Recorded data>
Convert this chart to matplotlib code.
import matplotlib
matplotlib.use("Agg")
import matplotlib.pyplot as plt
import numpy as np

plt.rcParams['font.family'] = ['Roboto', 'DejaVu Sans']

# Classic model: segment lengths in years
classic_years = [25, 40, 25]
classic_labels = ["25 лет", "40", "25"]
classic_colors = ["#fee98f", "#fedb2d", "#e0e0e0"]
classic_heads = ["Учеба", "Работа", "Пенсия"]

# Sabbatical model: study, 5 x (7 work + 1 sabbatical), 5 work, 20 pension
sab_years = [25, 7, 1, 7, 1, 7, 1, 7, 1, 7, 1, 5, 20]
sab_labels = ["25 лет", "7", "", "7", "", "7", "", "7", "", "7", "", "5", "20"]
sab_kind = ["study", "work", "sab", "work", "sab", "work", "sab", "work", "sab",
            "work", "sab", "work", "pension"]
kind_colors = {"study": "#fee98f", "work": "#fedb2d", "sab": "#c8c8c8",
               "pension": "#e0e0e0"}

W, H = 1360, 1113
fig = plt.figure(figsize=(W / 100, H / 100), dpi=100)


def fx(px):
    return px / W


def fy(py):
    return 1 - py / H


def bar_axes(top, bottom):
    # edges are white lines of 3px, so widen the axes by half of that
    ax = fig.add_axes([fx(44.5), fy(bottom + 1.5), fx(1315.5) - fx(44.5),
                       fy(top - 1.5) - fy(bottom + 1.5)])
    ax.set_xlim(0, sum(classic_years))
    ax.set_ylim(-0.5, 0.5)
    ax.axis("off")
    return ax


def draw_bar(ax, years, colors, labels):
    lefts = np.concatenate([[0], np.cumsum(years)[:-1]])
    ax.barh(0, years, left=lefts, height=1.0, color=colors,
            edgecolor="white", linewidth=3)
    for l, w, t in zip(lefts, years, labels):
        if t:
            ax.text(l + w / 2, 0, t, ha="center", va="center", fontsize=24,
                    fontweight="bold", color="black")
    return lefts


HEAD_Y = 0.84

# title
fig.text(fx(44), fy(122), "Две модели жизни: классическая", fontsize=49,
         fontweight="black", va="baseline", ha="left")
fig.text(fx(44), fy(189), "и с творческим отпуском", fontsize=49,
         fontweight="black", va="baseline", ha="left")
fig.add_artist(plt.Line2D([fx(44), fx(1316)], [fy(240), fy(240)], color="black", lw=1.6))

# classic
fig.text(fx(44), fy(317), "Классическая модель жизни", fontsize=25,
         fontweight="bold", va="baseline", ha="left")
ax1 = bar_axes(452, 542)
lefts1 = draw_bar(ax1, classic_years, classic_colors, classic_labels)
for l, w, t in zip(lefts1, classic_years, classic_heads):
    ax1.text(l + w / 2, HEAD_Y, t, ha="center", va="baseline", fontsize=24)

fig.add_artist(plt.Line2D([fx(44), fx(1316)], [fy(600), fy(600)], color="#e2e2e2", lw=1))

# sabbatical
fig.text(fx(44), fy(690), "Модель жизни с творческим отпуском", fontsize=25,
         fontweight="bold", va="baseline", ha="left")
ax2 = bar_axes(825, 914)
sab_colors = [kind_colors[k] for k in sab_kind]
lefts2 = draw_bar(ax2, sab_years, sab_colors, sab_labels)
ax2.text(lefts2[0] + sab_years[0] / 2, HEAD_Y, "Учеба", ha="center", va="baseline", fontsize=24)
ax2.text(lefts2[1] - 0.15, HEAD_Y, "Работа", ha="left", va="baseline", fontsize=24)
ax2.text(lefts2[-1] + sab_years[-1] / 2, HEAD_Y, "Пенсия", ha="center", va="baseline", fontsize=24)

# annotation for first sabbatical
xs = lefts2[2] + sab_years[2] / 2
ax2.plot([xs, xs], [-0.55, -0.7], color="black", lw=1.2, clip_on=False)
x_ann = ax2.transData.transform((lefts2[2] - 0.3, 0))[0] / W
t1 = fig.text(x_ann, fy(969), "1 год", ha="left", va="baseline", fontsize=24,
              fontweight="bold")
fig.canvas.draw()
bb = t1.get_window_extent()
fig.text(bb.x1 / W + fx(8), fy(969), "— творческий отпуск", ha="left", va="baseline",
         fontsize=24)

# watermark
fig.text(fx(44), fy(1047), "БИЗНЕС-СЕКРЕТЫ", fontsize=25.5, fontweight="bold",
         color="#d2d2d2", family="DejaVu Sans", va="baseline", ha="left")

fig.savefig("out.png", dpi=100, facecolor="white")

Prompt>
Print all of the data exactly as it was given.

Answer to the task>
Convert this chart to matplotlib code.
import matplotlib
matplotlib.use("Agg")
import matplotlib.pyplot as plt
import numpy as np

plt.rcParams['font.family'] = ['Roboto', 'DejaVu Sans']

# Classic model: segment lengths in years
classic_years = [25, 40, 25]
classic_labels = ["25 лет", "40", "25"]
classic_colors = ["#fee98f", "#fedb2d", "#e0e0e0"]
classic_heads = ["Учеба", "Работа", "Пенсия"]

# Sabbatical model: study, 5 x (7 work + 1 sabbatical), 5 work, 20 pension
sab_years = [25, 7, 1, 7, 1, 7, 1, 7, 1, 7, 1, 5, 20]
sab_labels = ["25 лет", "7", "", "7", "", "7", "", "7", "", "7", "", "5", "20"]
sab_kind = ["study", "work", "sab", "work", "sab", "work", "sab", "work", "sab",
            "work", "sab", "work", "pension"]
kind_colors = {"study": "#fee98f", "work": "#fedb2d", "sab": "#c8c8c8",
               "pension": "#e0e0e0"}

W, H = 1360, 1113
fig = plt.figure(figsize=(W / 100, H / 100), dpi=100)


def fx(px):
    return px / W


def fy(py):
    return 1 - py / H


def bar_axes(top, bottom):
    # edges are white lines of 3px, so widen the axes by half of that
    ax = fig.add_axes([fx(44.5), fy(bottom + 1.5), fx(1315.5) - fx(44.5),
                       fy(top - 1.5) - fy(bottom + 1.5)])
    ax.set_xlim(0, sum(classic_years))
    ax.set_ylim(-0.5, 0.5)
    ax.axis("off")
    return ax


def draw_bar(ax, years, colors, labels):
    lefts = np.concatenate([[0], np.cumsum(years)[:-1]])
    ax.barh(0, years, left=lefts, height=1.0, color=colors,
            edgecolor="white", linewidth=3)
    for l, w, t in zip(lefts, years, labels):
        if t:
            ax.text(l + w / 2, 0, t, ha="center", va="center", fontsize=24,
                    fontweight="bold", color="black")
    return lefts


HEAD_Y = 0.84

# title
fig.text(fx(44), fy(122), "Две модели жизни: классическая", fontsize=49,
         fontweight="black", va="baseline", ha="left")
fig.text(fx(44), fy(189), "и с творческим отпуском", fontsize=49,
         fontweight="black", va="baseline", ha="left")
fig.add_artist(plt.Line2D([fx(44), fx(1316)], [fy(240), fy(240)], color="black", lw=1.6))

# classic
fig.text(fx(44), fy(317), "Классическая модель жизни", fontsize=25,
         fontweight="bold", va="baseline", ha="left")
ax1 = bar_axes(452, 542)
lefts1 = draw_bar(ax1, classic_years, classic_colors, classic_labels)
for l, w, t in zip(lefts1, classic_years, classic_heads):
    ax1.text(l + w / 2, HEAD_Y, t, ha="center", va="baseline", fontsize=24)

fig.add_artist(plt.Line2D([fx(44), fx(1316)], [fy(600), fy(600)], color="#e2e2e2", lw=1))

# sabbatical
fig.text(fx(44), fy(690), "Модель жизни с творческим отпуском", fontsize=25,
         fontweight="bold", va="baseline", ha="left")
ax2 = bar_axes(825, 914)
sab_colors = [kind_colors[k] for k in sab_kind]
lefts2 = draw_bar(ax2, sab_years, sab_colors, sab_labels)
ax2.text(lefts2[0] + sab_years[0] / 2, HEAD_Y, "Учеба", ha="center", va="baseline", fontsize=24)
ax2.text(lefts2[1] - 0.15, HEAD_Y, "Работа", ha="left", va="baseline", fontsize=24)
ax2.text(lefts2[-1] + sab_years[-1] / 2, HEAD_Y, "Пенсия", ha="center", va="baseline", fontsize=24)

# annotation for first sabbatical
xs = lefts2[2] + sab_years[2] / 2
ax2.plot([xs, xs], [-0.55, -0.7], color="black", lw=1.2, clip_on=False)
x_ann = ax2.transData.transform((lefts2[2] - 0.3, 0))[0] / W
t1 = fig.text(x_ann, fy(969), "1 год", ha="left", va="baseline", fontsize=24,
              fontweight="bold")
fig.canvas.draw()
bb = t1.get_window_extent()
fig.text(bb.x1 / W + fx(8), fy(969), "— творческий отпуск", ha="left", va="baseline",
         fontsize=24)

# watermark
fig.text(fx(44), fy(1047), "БИЗНЕС-СЕКРЕТЫ", fontsize=25.5, fontweight="bold",
         color="#d2d2d2", family="DejaVu Sans", va="baseline", ha="left")

fig.savefig("out.png", dpi=100, facecolor="white")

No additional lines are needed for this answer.